## GIVEN DATA
======
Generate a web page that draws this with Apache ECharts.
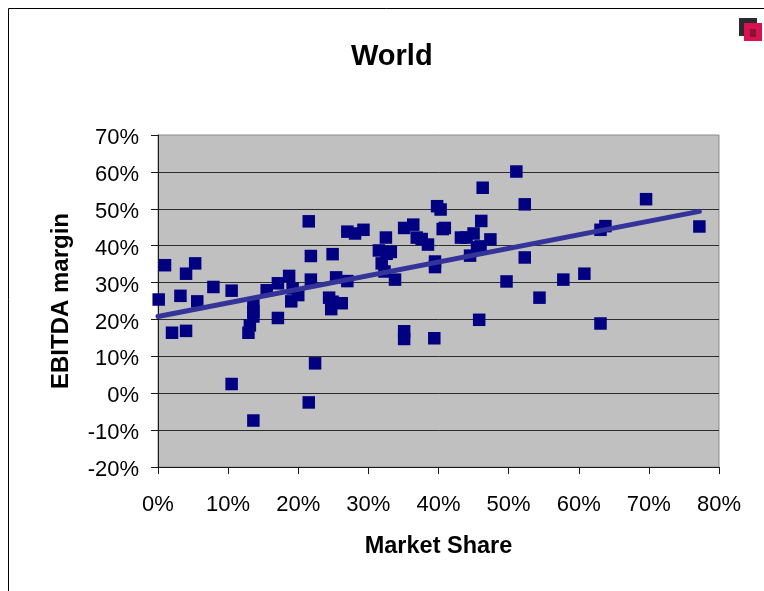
<!DOCTYPE html>
<html>
<head>
<meta charset="utf-8">
<style>html,body{margin:0;padding:0;background:#fff}#chart{width:764px;height:591px}</style>
<script src="https://cdn.jsdelivr.net/npm/echarts@6/dist/echarts.min.js"></script>
</head>
<body>
<div id="chart"></div>
<script>
// Each company's market share and EBITDA margin, in percent
const marketShare = [0.1,1,2,3.2,4,4,5.3,5.6,7.9,10.5,10.5,12.9,13.1,13.6,13.6,13.6,13.6,15.5,17.1,17.1,18.7,19,19.2,20,21.5,21.5,21.8,21.8,22.4,24.4,24.7,24.9,24.9,25.4,26.2,27,27,28.1,29.3,31.5,31.9,32.3,32.5,32.6,33.2,33.8,35.1,35.1,35.1,36.4,36.9,37.6,38.5,39.4,39.5,39.5,39.8,40.3,40.6,40.9,43.2,44,44.5,45,45.5,45.8,46,46.1,46.3,47.4,49.7,51.1,52.3,52.3,54.4,57.8,60.8,63.1,63.1,63.8,69.6,77.2];
const ebitdaMargin = [25.4,34.7,16.4,26.4,32.4,16.9,35.2,24.9,28.8,27.8,2.5,16.4,18.4,24.2,22.2,20.8,-7.4,27.9,29.8,20.4,31.8,24.9,28.4,26.6,46.6,-2.5,37.2,30.8,8.1,25.9,22.8,37.7,24.8,31.4,24.4,30.4,43.8,43.3,44.3,38.7,35.2,33,42.2,37.8,38.3,30.8,44.8,16.8,14.7,45.7,42.2,41.8,40.3,14.9,35.7,34.2,50.7,49.8,44.5,44.8,42.2,42.2,37.3,43.3,39.6,19.9,39.8,46.7,55.7,41.7,30.3,60.1,51.2,36.8,25.9,30.8,32.4,18.9,44.3,45.3,52.6,45.2];
// Linear trend across the observed market share range
const trendShare = [0, 77.2];
const trendMargin = [20.8, 49.3];
const xTicks = { min: 0, max: 80, step: 10 };
const yTicks = { min: -20, max: 70, step: 10 };

const tickFont = { color: '#000', fontFamily: '"Liberation Sans", Arial, sans-serif', fontSize: 22 };
const nameFont = { color: '#000', fontFamily: '"Liberation Sans", Arial, sans-serif', fontWeight: 'bold' };
const axisStroke = { color: '#1a1a1a', width: 1 };
const percent = v => v + '%';

const chart = echarts.init(document.getElementById('chart'), null, { renderer: 'canvas' });
chart.setOption({
  animation: false,
  backgroundColor: '#fff',
  title: {
    text: 'World', left: 346, top: 37,
    textStyle: { ...nameFont, fontSize: 29 }
  },
  grid: {
    left: 158, right: 45, top: 135, bottom: 124, containLabel: false,
    show: true, backgroundColor: '#c0c0c0', borderColor: '#8c8c8c', borderWidth: 1
  },
  xAxis: {
    type: 'value', min: xTicks.min, max: xTicks.max, interval: xTicks.step,
    name: 'Market Share', nameLocation: 'middle', nameGap: 68,
    nameTextStyle: { ...nameFont, fontSize: 23.5 },
    axisLine: { onZero: false, lineStyle: axisStroke },
    axisTick: { length: 7, lineStyle: axisStroke },
    axisLabel: { ...tickFont, margin: 27, formatter: percent, showMinLabel: true, showMaxLabel: true },
    splitLine: { show: false }
  },
  yAxis: {
    type: 'value', min: yTicks.min, max: yTicks.max, interval: yTicks.step,
    name: 'EBITDA margin', nameLocation: 'middle', nameGap: 85, nameRotate: 90,
    nameTextStyle: { ...nameFont, fontSize: 24 },
    axisLine: { onZero: false, lineStyle: axisStroke },
    axisTick: { length: 7, lineStyle: axisStroke },
    axisLabel: { ...tickFont, margin: 19, verticalAlign: 'top', lineHeight: 6, formatter: percent },
    splitLine: { show: true, showMinLine: false, showMaxLine: false, lineStyle: { color: '#2b2b2b', width: 1 } }
  },
  series: [
    {
      type: 'scatter',
      data: marketShare.map((x, i) => [x, ebitdaMargin[i]]),
      symbol: 'rect', symbolSize: 12.5,
      itemStyle: { color: '#000080', opacity: 1 },
      z: 2
    },
    {
      type: 'line',
      data: trendShare.map((x, i) => [x, trendMargin[i]]),
      symbol: 'none', clip: true,
      lineStyle: { color: '#333399', width: 5, cap: 'round' },
      z: 3
    }
  ],
  graphic: [
    // Page frame along the top and left edges
    { type: 'line', shape: { x1: 8.5, y1: 8.5, x2: 764, y2: 8.5 }, style: { stroke: '#000', lineWidth: 1 } },
    { type: 'line', shape: { x1: 8.5, y1: 8.5, x2: 8.5, y2: 591 }, style: { stroke: '#000', lineWidth: 1 } },
    // Small embedded-object icon in the corner
    { type: 'rect', shape: { x: 739, y: 18, width: 18, height: 18 }, style: { fill: '#2a2a30' } },
    { type: 'rect', shape: { x: 744, y: 23, width: 18, height: 18 }, style: { fill: '#d8124e' } },
    { type: 'rect', shape: { x: 750, y: 29, width: 6, height: 8 }, style: { fill: '#8a1038' } }
  ]
});
</script>
</body>
</html>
======
Take the material above from its first line through the line holding "const percent = v => v + '%';" and set it down exactly, without the pictures.

## RESPONSE FOR THIS EXERCISE
Generate a web page that draws this with Apache ECharts.
<!DOCTYPE html>
<html>
<head>
<meta charset="utf-8">
<style>html,body{margin:0;padding:0;background:#fff}#chart{width:764px;height:591px}</style>
<script src="https://cdn.jsdelivr.net/npm/echarts@6/dist/echarts.min.js"></script>
</head>
<body>
<div id="chart"></div>
<script>
// Each company's market share and EBITDA margin, in percent
const marketShare = [0.1,1,2,3.2,4,4,5.3,5.6,7.9,10.5,10.5,12.9,13.1,13.6,13.6,13.6,13.6,15.5,17.1,17.1,18.7,19,19.2,20,21.5,21.5,21.8,21.8,22.4,24.4,24.7,24.9,24.9,25.4,26.2,27,27,28.1,29.3,31.5,31.9,32.3,32.5,32.6,33.2,33.8,35.1,35.1,35.1,36.4,36.9,37.6,38.5,39.4,39.5,39.5,39.8,40.3,40.6,40.9,43.2,44,44.5,45,45.5,45.8,46,46.1,46.3,47.4,49.7,51.1,52.3,52.3,54.4,57.8,60.8,63.1,63.1,63.8,69.6,77.2];
const ebitdaMargin = [25.4,34.7,16.4,26.4,32.4,16.9,35.2,24.9,28.8,27.8,2.5,16.4,18.4,24.2,22.2,20.8,-7.4,27.9,29.8,20.4,31.8,24.9,28.4,26.6,46.6,-2.5,37.2,30.8,8.1,25.9,22.8,37.7,24.8,31.4,24.4,30.4,43.8,43.3,44.3,38.7,35.2,33,42.2,37.8,38.3,30.8,44.8,16.8,14.7,45.7,42.2,41.8,40.3,14.9,35.7,34.2,50.7,49.8,44.5,44.8,42.2,42.2,37.3,43.3,39.6,19.9,39.8,46.7,55.7,41.7,30.3,60.1,51.2,36.8,25.9,30.8,32.4,18.9,44.3,45.3,52.6,45.2];
// Linear trend across the observed market share range
const trendShare = [0, 77.2];
const trendMargin = [20.8, 49.3];
const xTicks = { min: 0, max: 80, step: 10 };
const yTicks = { min: -20, max: 70, step: 10 };

const tickFont = { color: '#000', fontFamily: '"Liberation Sans", Arial, sans-serif', fontSize: 22 };
const nameFont = { color: '#000', fontFamily: '"Liberation Sans", Arial, sans-serif', fontWeight: 'bold' };
const axisStroke = { color: '#1a1a1a', width: 1 };
const percent = v => v + '%';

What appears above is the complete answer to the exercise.